Having completed the calibration, we can determine the concentrations of the three analytes in the 24 samples using the following function, which takes as inputs thea data frame of absobance values and the \(\epsilon b\) matrix returned by the function `findeb`

`findconc = function(abs, eb){`

abs.m = as.matrix(abs)

eb.m = as.matrix(eb)

ebt = t(eb.m)

ebebt = eb %*% ebt

invebebt = solve(ebebt)

pred_conc = round(abs.m %*% ebt %*% invebebt, digits = 5)

output = pred_conc

invisible(output)

}

pred_conc = findconc(abs_samples, eb_pred)

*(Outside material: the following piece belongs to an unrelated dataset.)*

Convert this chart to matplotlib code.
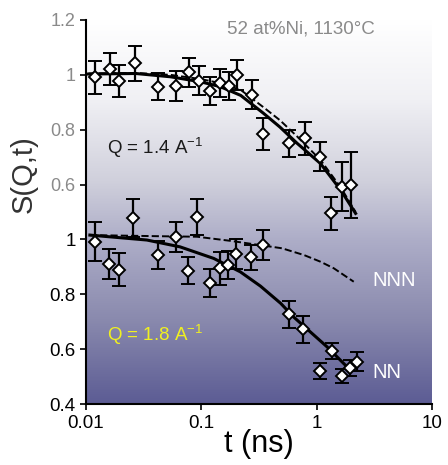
import numpy as np
import matplotlib.pyplot as plt
from matplotlib.colors import LinearSegmentedColormap

plt.rcParams['font.family'] = ['Liberation Sans', 'DejaVu Sans']
plt.rcParams['mathtext.default'] = 'regular'

# Q = 1.4 A^-1 (drawn on the upper half, shifted by OFFSET)
t_14 = [0.012, 0.0162, 0.0195, 0.0267, 0.0417, 0.0607, 0.0776, 0.0948, 0.1197,
        0.146, 0.173, 0.204, 0.276, 0.344, 0.574, 0.787, 1.068, 1.34, 1.67, 2.0]
s_14 = [0.991, 1.020, 0.979, 1.042, 0.957, 0.959, 1.009, 0.979, 0.942,
        0.971, 0.959, 0.999, 0.927, 0.784, 0.750, 0.769, 0.702, 0.495, 0.592, 0.598]
err_14 = [0.06, 0.058, 0.058, 0.065, 0.05, 0.055, 0.053, 0.053, 0.052,
          0.052, 0.05, 0.054, 0.053, 0.058, 0.048, 0.06, 0.052, 0.06, 0.09, 0.12]
fit_t_14 = [0.0105, 0.027, 0.054, 0.098, 0.146, 0.22, 0.346, 0.48, 0.68, 1.08, 1.62, 2.18]
fit_nn_14 = [1.003, 1.005, 0.993, 0.975, 0.957, 0.925, 0.86, 0.81, 0.75, 0.677, 0.58, 0.495]
fit_nnn_14 = [1.005, 1.007, 1.0, 0.985, 0.97, 0.945, 0.882, 0.835, 0.775, 0.69, 0.59, 0.50]

# Q = 1.8 A^-1 (lower half)
t_18 = [0.012, 0.0159, 0.0195, 0.0258, 0.0417, 0.0607, 0.076, 0.0923, 0.118,
        0.144, 0.171, 0.201, 0.270, 0.344, 0.574, 0.766, 1.068, 1.37, 1.65, 1.95, 2.26]
s_18 = [0.992, 0.910, 0.889, 1.078, 0.943, 1.008, 0.886, 1.082, 0.842,
        0.895, 0.907, 0.946, 0.935, 0.980, 0.727, 0.672, 0.521, 0.594, 0.502, 0.532, 0.554]
err_18 = [0.07, 0.055, 0.06, 0.07, 0.05, 0.055, 0.05, 0.065, 0.05,
          0.06, 0.05, 0.055, 0.045, 0.055, 0.05, 0.05, 0.03, 0.03, 0.025, 0.03, 0.035]
fit_t_18 = [0.0108, 0.0337, 0.0655, 0.128, 0.218, 0.326, 0.489, 0.63, 1.23, 1.96]
fit_nn_18 = [1.016, 0.998, 0.973, 0.931, 0.882, 0.83, 0.767, 0.718, 0.609, 0.524]
fit_t_18_nnn = [0.0108, 0.0412, 0.092, 0.179, 0.50, 0.78, 1.08, 1.41, 2.1]
fit_nnn_18 = [1.016, 1.012, 1.010, 0.995, 0.968, 0.943, 0.919, 0.895, 0.846]

OFFSET = 0.6

fig = plt.figure(figsize=(4.48, 4.65), dpi=100)
ax = fig.add_axes([0.192, 0.131, 0.772, 0.826])

# white-to-slate gradient behind the data
bg = LinearSegmentedColormap.from_list('bg', [
    (0.0, '#5c5c94'), (0.22, '#8a8aae'), (0.43, '#aeaec8'),
    (0.58, '#d0d0dc'), (0.79, '#f0f0f4'), (1.0, '#ffffff')])
grad = np.linspace(0, 1, 256).reshape(-1, 1)
ax.imshow(grad, cmap=bg, origin='lower', aspect='auto',
          extent=[0, 1, 0, 1], transform=ax.transAxes, zorder=0)

s_14_up = [v + OFFSET for v in s_14]
ax.errorbar(t_14, s_14_up, yerr=err_14, fmt='D', ms=6, mfc='white', mec='black',
            mew=1.4, ecolor='black', elinewidth=1.6, capsize=5, capthick=1.6, zorder=4)
ax.errorbar(t_18, s_18, yerr=err_18, fmt='D', ms=6, mfc='white', mec='black',
            mew=1.4, ecolor='black', elinewidth=1.6, capsize=5, capthick=1.6, zorder=4)

ax.plot(fit_t_14, [v + OFFSET for v in fit_nnn_14], '--', color='black', lw=1.4, zorder=3)
ax.plot(fit_t_14, [v + OFFSET for v in fit_nn_14], '-', color='black', lw=2.2, zorder=3)
ax.plot(fit_t_18_nnn, fit_nnn_18, '--', color='black', lw=1.4, zorder=3)
ax.plot(fit_t_18, fit_nn_18, '-', color='black', lw=2.2, zorder=3)

ax.set_xscale('log')
ax.set_xlim(0.01, 10)
ax.set_ylim(0.4, 1.8)
ax.set_xticks([0.01, 0.1, 1, 10])
ax.set_xticklabels(['0.01', '0.1', '1', '10'], fontsize=13.5)
ax.minorticks_off()

yt = [0.4, 0.6, 0.8, 1.0, 1.2, 1.4, 1.6, 1.8]
ax.set_yticks(yt)
ax.set_yticklabels(['0.4', '0.6', '0.8', '1', '0.6', '0.8', '1', '1.2'], fontsize=13.5)
for lab, v in zip(ax.get_yticklabels(), yt):
    if v > 1.1:
        lab.set_color('#8a8a8a')
        lab.set_fontsize(13)

ax.tick_params(direction='out', length=4, width=1.2)
for side in ['top', 'right']:
    ax.spines[side].set_visible(False)
for side in ['left', 'bottom']:
    ax.spines[side].set_linewidth(1.5)

ax.set_xlabel('t (ns)', fontsize=22, labelpad=-2)
ax.set_ylabel('S(Q,t)', fontsize=21, color='#333333')
ax.yaxis.set_label_coords(-0.14, 0.6)

ax.text(0.621, 0.977, '52 at%Ni, 1130°C', transform=ax.transAxes, fontsize=13.5,
        color='#8a8a8a', ha='center', va='center')
ax.text(0.061, 0.667, 'Q = 1.4 A$^{-1}$', transform=ax.transAxes, fontsize=13.5,
        color='#1a1a1a', ha='left', va='center')
ax.text(0.061, 0.180, 'Q = 1.8 A$^{-1}$', transform=ax.transAxes, fontsize=13.5,
        color='#f0f020', ha='left', va='center')
ax.text(0.827, 0.323, 'NNN', transform=ax.transAxes, fontsize=14.5,
        color='white', ha='left', va='center')
ax.text(0.829, 0.081, 'NN', transform=ax.transAxes, fontsize=14.5,
        color='white', ha='left', va='center')

fig.savefig('out.png', dpi=100)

To determine the error in the predicted concentrations, we first extract the actual concentrations from the original data set as a data frame, adjusting the column names for clarity.

`real_conc = data.frame(spec_data[c(1, 6, 11, 21:25, 38:53), 4], `

spec_data[c(1, 6, 11, 21:25, 38:53), 5],

spec_data[c(1, 6, 11, 21:25, 38:53), 6])

colnames(real_conc) = c("copper", "cobalt", "chromium")

and determine the difference between the actual concentrations and the predicted concentrations

`conc_error = real_conc - pred_conc`

Finally, we can report the mean error, the standard deviation, and the 95% confidence interval for each analyte.

`means = apply(conc_error, 2, mean)`

round(means, digits = 6)

` copper cobalt chromium `

`-0.000280 -0.000153 -0.000210`

`sds = apply(conc_error, 2, sd)`

round(sds, digits = 6)

` copper cobalt chromium`

`0.001037 0.000811 0.000688`

`conf.it = abs(qt(0.05/2, 20)) * sds`

round(conf.it, digits = 6)

` copper cobalt chromium `

`0.002163 0.001693 0.001434`

Compared to the ranges of concentrations for the three analytes in the 24 samples

`range(real_conc$copper) `

`[1] 0.00 0.05 `

`range(real_conc$cobalt) `

`[1] 0.0 0.1 `

`range(real_conc$chromium) `

`[1] 0.0000 0.0375`

the mean errors and confidence intervals are sufficiently small that we have confidence in the results.